Women have been oppressed by the crushing power of men who want to keep them subdued; men have been hassled by women who want to rise to the top and take over---but Christians have the answer: Jesus Christ. When Christ comes into people's lives and the Spirit of God fills them, men and women submit to the God-ordained pattern, and the home becomes as it was in the Garden before the Fall. Together they're fruitful, together they multiply, together they have dominion, together they subdue, and together they work out the plan of God in their lives. Christianity is not offering to the world the suppression of women and the exaltation of men (or vice versa). Christianity offers, through Jesus Christ and the power of the Holy Spirit, the perfection of men and women in their God-ordained and God-created roles. And when that happens, and the home becomes the place where spiritual life functions, God will raise up a godly seed and perpetuate it into the next generation.

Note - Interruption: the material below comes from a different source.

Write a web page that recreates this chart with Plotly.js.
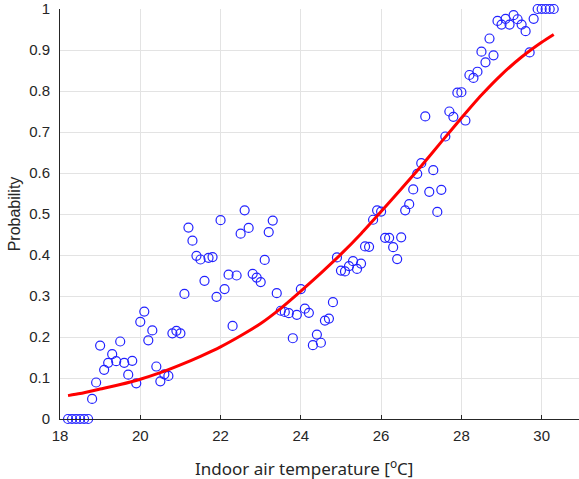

B. The Manner of Submission (v. 22b)

C. The Motive of Submission (v. 23a)

D. The Model of Submission (v. 23b-24)

 

Focusing on the Facts

1. How are Christians expected to live in a morally decaying Worland spiritually dark society? Why is it hard to live like that?

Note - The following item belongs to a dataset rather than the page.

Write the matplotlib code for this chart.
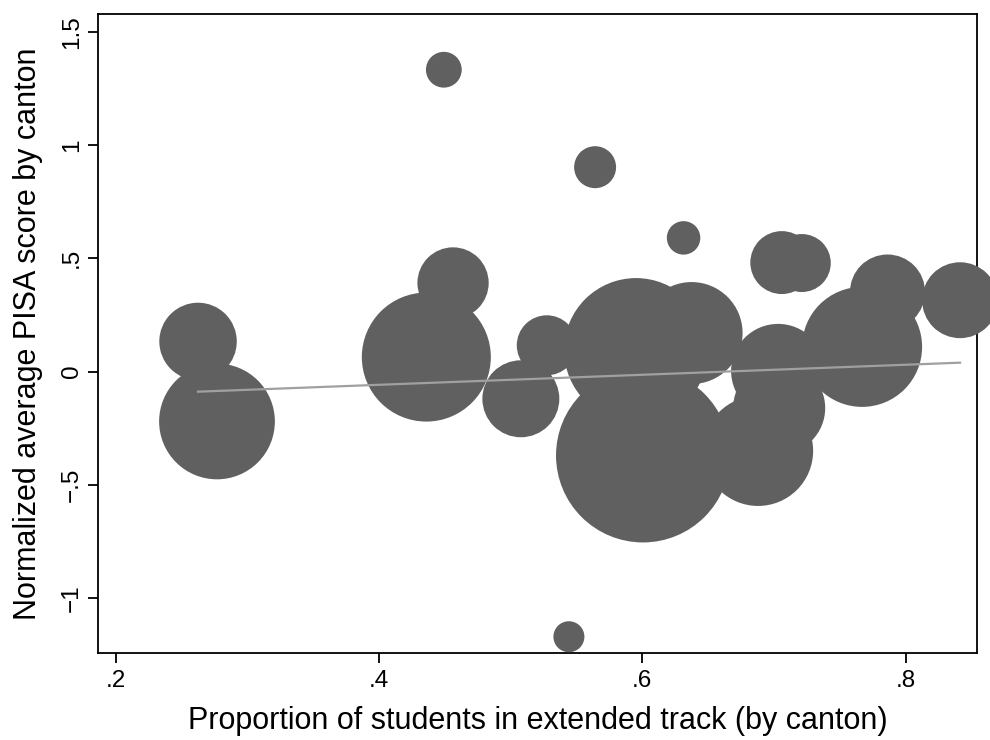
import matplotlib
matplotlib.use('Agg')
import matplotlib.pyplot as plt
import numpy as np

plt.rcParams['font.family'] = ['Liberation Sans', 'DejaVu Sans']

# share of students in extended track, per canton
prop_extended = [0.2625, 0.2769, 0.4359, 0.4562, 0.5077, 0.5274, 0.6005,
                 0.5952, 0.6374, 0.6879, 0.7031, 0.7039, 0.7669, 0.7862,
                 0.8413, 0.7059, 0.7211, 0.4492, 0.5641, 0.6313, 0.5442]
# normalized average PISA score per canton
pisa_score = [0.133, -0.220, 0.064, 0.391, -0.120, 0.116, -0.370,
              0.095, 0.170, -0.350, 0.003, -0.161, 0.109, 0.351,
              0.315, 0.481, 0.479, 1.332, 0.902, 0.590, -1.170]
# bubble weights (canton size)
weights = [15.0, 33.5, 41.6, 12.7, 14.8, 9.0, 75.7,
           51.8, 26.0, 30.3, 22.1, 21.2, 36.0, 14.1,
           14.4, 9.9, 8.4, 3.2, 4.4, 2.8, 2.4]

# fitted line
fit_x = [0.2625, 0.8413]
fit_y = [-0.0887, 0.0393]

xticks = [0.2, 0.4, 0.6, 0.8]
xtick_labels = ['.2', '.4', '.6', '.8']
yticks = [-1, -0.5, 0, 0.5, 1, 1.5]
ytick_labels = ['\u22121', '\u2212.5', '0', '.5', '1', '1.5']

fig = plt.figure(figsize=(9.9, 7.4), dpi=100)
ax = fig.add_axes([0.0987, 0.1169, 0.8882, 0.8642])

sizes = np.array(weights) * 207.4
ax.scatter(prop_extended, pisa_score, s=sizes, color='#606060',
           linewidths=0, clip_on=False, zorder=3)
ax.plot(fit_x, fit_y, color='#a0a0a0', linewidth=1.6, zorder=4)

ax.set_xlim(0.1863, 0.8542)
ax.set_ylim(-1.244, 1.578)

ax.set_xticks(xticks)
ax.set_xticklabels(xtick_labels)
ax.set_yticks(yticks)
ax.set_yticklabels(ytick_labels, rotation=90, va='center')

ax.tick_params(direction='out', length=7.5, width=1.3, labelsize=17.5)
ax.tick_params(axis='x', pad=4.3)
ax.tick_params(axis='y', pad=3.1)
for sp in ax.spines.values():
    sp.set_linewidth(1.3)
    sp.set_color('black')

ax.set_xlabel('Proportion of students in extended track (by canton)',
              fontsize=22, va='baseline')
ax.xaxis.set_label_coords(0.5, -(729.3 - 653.5) / 639.5)
ax.set_ylabel('Normalized average PISA score by canton', fontsize=22)
ax.yaxis.set_label_coords(-0.0622, 0.5)

fig.savefig('out.png', dpi=100)
plt.close(fig)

2. Why are Christians not to do the things the world does? What is the key to being able to separate oneself from the world?

3. Where was the woman's priority according to Jewish law contained in the Mishna?

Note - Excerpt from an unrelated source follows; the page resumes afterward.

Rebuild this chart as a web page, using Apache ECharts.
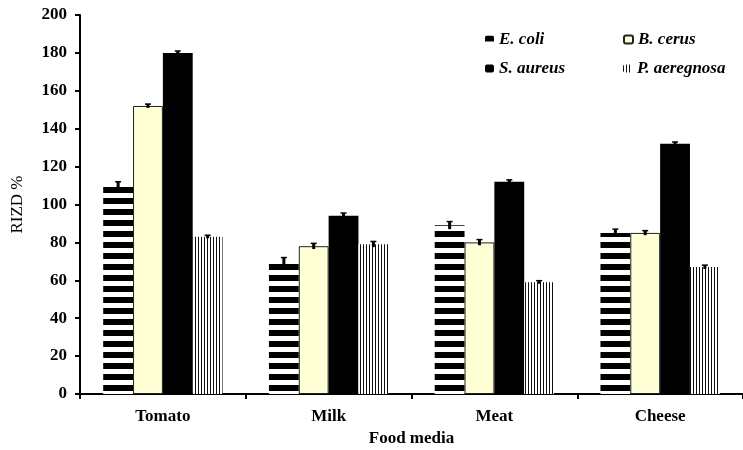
<!DOCTYPE html>
<html><head><meta charset="utf-8">
<script src="https://cdn.jsdelivr.net/npm/echarts@6/dist/echarts.min.js"></script>
<style>html,body{margin:0;padding:0;background:#fff}#c{width:743px;height:450px}</style>
</head><body><div id="c"></div>
<script>
var categories = ['Tomato', 'Milk', 'Meat', 'Cheese'];
var seriesNames = ['E. coli', 'B. cerus', 'S. aureus', 'P. aeregnosa'];
var eColi = [110, 70, 89, 85];
var bCerus = [152, 78, 80, 85];
var sAureus = [180, 94, 112, 132];
var pAeregnosa = [83, 79, 59, 67];
var eColiErr = [2, 2, 2, 2];
var bCerusErr = [1, 1.5, 1.5, 1.2];
var sAureusErr = [1, 1.5, 1, 1];
var pAeregnosaErr = [0.8, 1.5, 0.8, 1];
var yTicks = [0, 20, 40, 60, 80, 100, 120, 140, 160, 180, 200];

function hStripe() {
  var c = document.createElement('canvas'); c.width = 8; c.height = 11;
  var x = c.getContext('2d'); x.fillStyle = '#fff'; x.fillRect(0, 0, 8, 11);
  x.fillStyle = '#000'; x.fillRect(0, 0, 8, 6); return c;
}
function vStripe() {
  var c = document.createElement('canvas'); c.width = 3; c.height = 8;
  var x = c.getContext('2d'); x.fillStyle = '#fff'; x.fillRect(0, 0, 3, 8);
  x.fillStyle = '#111'; x.fillRect(0, 0, 1, 8); return c;
}
var colors = [
  {image: hStripe(), repeat: 'repeat'},
  '#FFFFD6',
  '#000000',
  {image: vStripe(), repeat: 'repeat'}
];
var values = [eColi, bCerus, sAureus, pAeregnosa];
var errs = [eColiErr, bCerusErr, sAureusErr, pAeregnosaErr];
var GAP = 0.28;
var FONT = 'Liberation Serif';

var series = seriesNames.map(function (n, i) {
  return {
    name: n, type: 'bar', data: values[i], barGap: '0%', barCategoryGap: (GAP * 100) + '%',
    itemStyle: {color: colors[i], borderColor: i === 1 ? '#222' : 'transparent', borderWidth: i === 1 ? 1 : 0},
    emphasis: {disabled: true}
  };
});
seriesNames.forEach(function (n, i) {
  var d = values[i].map(function (v, k) { return [k, v, errs[i][k]]; });
  series.push({
    type: 'custom', data: d, z: 5, silent: true,
    renderItem: function (params, api) {
      var k = api.value(0), v = api.value(1), e = api.value(2);
      var bw = api.size([1, 0])[0] * (1 - GAP) / 4;
      var off = (i - 1.5) * bw;
      var top = api.coord([k, v + e]), bot = api.coord([k, v - e]);
      var x = top[0] + off;
      return {type: 'group', children: [
        {type: 'line', shape: {x1: x, y1: top[1], x2: x, y2: bot[1]}, style: {stroke: '#000', lineWidth: 3}},
        {type: 'line', shape: {x1: x - 3, y1: top[1], x2: x + 3, y2: top[1]}, style: {stroke: '#000', lineWidth: 1.5}}
      ]};
    }
  });
});

var legendPos = [[480, 26], [618, 26], [480, 55], [618, 55]];
var legends = seriesNames.map(function (n, i) {
  return {
    data: [n], left: legendPos[i][0], top: legendPos[i][1], itemWidth: 9, itemHeight: 8, itemGap: 0,
    selectedMode: false,
    textStyle: {fontFamily: FONT, fontWeight: 'bold', fontStyle: 'italic', fontSize: 17, color: '#000'}
  };
});

var chart = echarts.init(document.getElementById('c'));
chart.setOption({
  animation: false,
  legend: legends,
  grid: {left: 80, right: 0, top: 15, bottom: 56, containLabel: false, outerBoundsMode: 'none'},
  xAxis: {
    type: 'category', data: categories,
    name: 'Food media', nameLocation: 'middle', nameGap: 36,
    nameTextStyle: {fontFamily: FONT, fontWeight: 'bold', fontSize: 17, color: '#000'},
    axisLine: {lineStyle: {color: '#000', width: 2}},
    axisTick: {show: true, length: 5, lineStyle: {color: '#000', width: 2}},
    axisLabel: {fontFamily: FONT, fontWeight: 'bold', fontSize: 17, color: '#000', margin: 14}
  },
  yAxis: {
    type: 'value', min: yTicks[0], max: yTicks[yTicks.length - 1], interval: 20,
    name: 'RIZD %', nameLocation: 'middle', nameGap: 54, nameRotate: 90,
    nameTextStyle: {fontFamily: FONT, fontSize: 17, color: '#000'},
    axisLine: {show: true, lineStyle: {color: '#000', width: 2}},
    axisTick: {show: true, length: 5, lineStyle: {color: '#000', width: 2}},
    splitLine: {show: false},
    axisLabel: {fontFamily: FONT, fontWeight: 'bold', fontSize: 17, color: '#000', margin: 13}
  },
  series: series
});
</script></body></html>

4. What priorities does a Christian mother have with regard to her family? What should her secondary priorities be?

5. How are widows without resources to be honored according to 1 Timothy 5:3-4, 8? Through whom has God designed for her needs to be met?

6. What did the early church do for widows who had no other resources and who had reached the age of sixty?

7. Identify some of the prerequisites that had to be met to put a widows in the church's list. Where do they imply that she spent most of her time?

8. What were younger widows obligated to do?

9. What element of the curse would be a reminder to women that they are victims of sin (Gen. 3:16)?

10. What type of desire would the wife have for her husband when evaluated in light of Genesis 4:7, where the same Hebrew word is used? How was that a curse upon Adam?

11. How can the conflict of women's liberation and male chauvinism resolved? Explain.

12. What will happen to the home when men and women are perfected in their God-ordained roles? What will God raise up as a result of that?

 

Pondering the Principles

1. Is your home a place that highlights your uniqueness in Christ? Do the relationships among your family members reflect lives that are focused on godly values and directed by the Spirit? When people walk into your home, do they sense an orderliness and a peacefulness that should characterize every Christian home? Meditate as a family on Colossians 3:12-21, using those verses as a guideline for a devotional time together. Determine what qualities mentioned in the passage are lacking or weak in your family. Confess to one another the wrong attitudes and actions each has been exhibiting. After you choose an area you need to concentrate on, pray for one another that each may be strengthened to live the quality of life that glorifies Christ.

2. Does your church have a ministry to widows? Is it taking the responsibility to care for godly widows who have no other means of support? If not, would you be instrumental in praying with your pastor about such a ministry and helping to initiate it? As a preventative measure against the church's being overburdened (1 Tim. 5:16), consider having a financial planner or tax adviser give a seminar to your church members on how they can prepare for premature death of a breadwinner and their retirement years. They might also suggest some effective ways that dependent widows can be assisted through trusts providing the donor with tax advantages.

3. If you are a mother who is staying at home with your children, are you taking advantage of your opportunity to shape their lives for godly living? Or is your time spent unproductively with television programs that might be tearing down the very principles you are trying to instill into your life and your children's? Make sure every day has spiritual input so that your children begin looking at life from God's perspective. Prepare them for society's secular influence by teaching godly values (Prov. 22:6; 2 Tim. 3:15).